Data segment
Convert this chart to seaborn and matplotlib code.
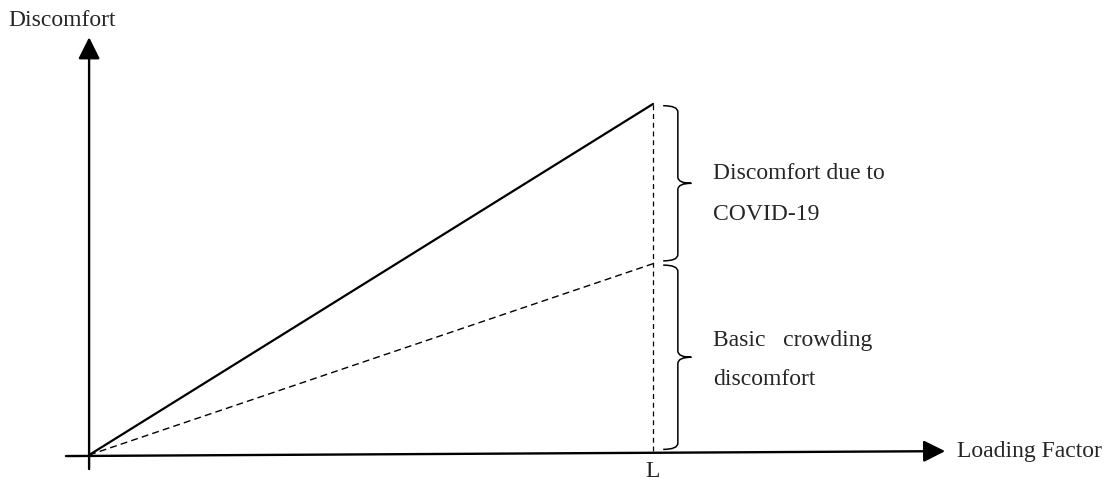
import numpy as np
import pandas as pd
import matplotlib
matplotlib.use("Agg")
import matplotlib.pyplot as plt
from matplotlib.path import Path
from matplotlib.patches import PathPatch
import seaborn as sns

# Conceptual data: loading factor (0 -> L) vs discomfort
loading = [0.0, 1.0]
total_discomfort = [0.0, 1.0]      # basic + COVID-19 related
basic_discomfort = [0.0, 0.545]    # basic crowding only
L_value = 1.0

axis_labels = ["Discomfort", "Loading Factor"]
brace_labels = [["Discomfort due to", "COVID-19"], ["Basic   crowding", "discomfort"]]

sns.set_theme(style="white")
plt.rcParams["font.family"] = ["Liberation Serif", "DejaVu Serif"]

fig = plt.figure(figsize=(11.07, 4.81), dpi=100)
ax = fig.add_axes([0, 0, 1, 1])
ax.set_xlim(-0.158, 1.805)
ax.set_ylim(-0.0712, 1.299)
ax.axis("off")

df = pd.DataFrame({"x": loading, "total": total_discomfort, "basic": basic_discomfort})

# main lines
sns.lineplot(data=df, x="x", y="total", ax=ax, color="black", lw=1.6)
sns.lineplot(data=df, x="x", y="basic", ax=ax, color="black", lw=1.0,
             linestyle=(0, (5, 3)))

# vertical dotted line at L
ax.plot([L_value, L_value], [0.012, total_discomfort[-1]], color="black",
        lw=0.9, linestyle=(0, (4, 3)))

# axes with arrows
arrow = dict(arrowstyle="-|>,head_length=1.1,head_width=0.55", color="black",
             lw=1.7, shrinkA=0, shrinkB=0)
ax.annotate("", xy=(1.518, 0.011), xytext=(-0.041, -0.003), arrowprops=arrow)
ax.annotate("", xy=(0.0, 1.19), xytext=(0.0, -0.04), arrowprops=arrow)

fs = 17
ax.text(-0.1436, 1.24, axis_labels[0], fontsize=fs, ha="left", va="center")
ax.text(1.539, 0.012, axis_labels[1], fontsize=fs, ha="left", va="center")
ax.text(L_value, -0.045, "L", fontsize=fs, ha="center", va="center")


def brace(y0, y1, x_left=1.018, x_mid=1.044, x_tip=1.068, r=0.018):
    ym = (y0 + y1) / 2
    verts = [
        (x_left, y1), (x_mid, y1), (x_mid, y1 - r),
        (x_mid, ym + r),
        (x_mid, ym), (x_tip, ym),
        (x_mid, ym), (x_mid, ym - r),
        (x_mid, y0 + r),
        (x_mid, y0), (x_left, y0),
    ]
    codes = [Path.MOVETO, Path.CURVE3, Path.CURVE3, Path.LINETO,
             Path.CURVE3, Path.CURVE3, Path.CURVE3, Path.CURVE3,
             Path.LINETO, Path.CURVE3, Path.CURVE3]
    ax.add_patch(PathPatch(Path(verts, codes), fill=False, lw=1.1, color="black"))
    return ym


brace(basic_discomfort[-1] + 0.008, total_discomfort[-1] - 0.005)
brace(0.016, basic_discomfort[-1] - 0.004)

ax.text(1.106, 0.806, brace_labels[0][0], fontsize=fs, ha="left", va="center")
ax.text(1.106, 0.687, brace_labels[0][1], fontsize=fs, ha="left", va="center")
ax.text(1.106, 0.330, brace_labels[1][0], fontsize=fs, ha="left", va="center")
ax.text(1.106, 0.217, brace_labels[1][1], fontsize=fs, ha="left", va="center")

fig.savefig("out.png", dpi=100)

What needs to be done
Search the data above for the string "matplotlib" and return every line that has it.

Problem solution
Convert this chart to seaborn and matplotlib code.
import matplotlib
matplotlib.use("Agg")
import matplotlib.pyplot as plt
from matplotlib.path import Path
from matplotlib.patches import PathPatch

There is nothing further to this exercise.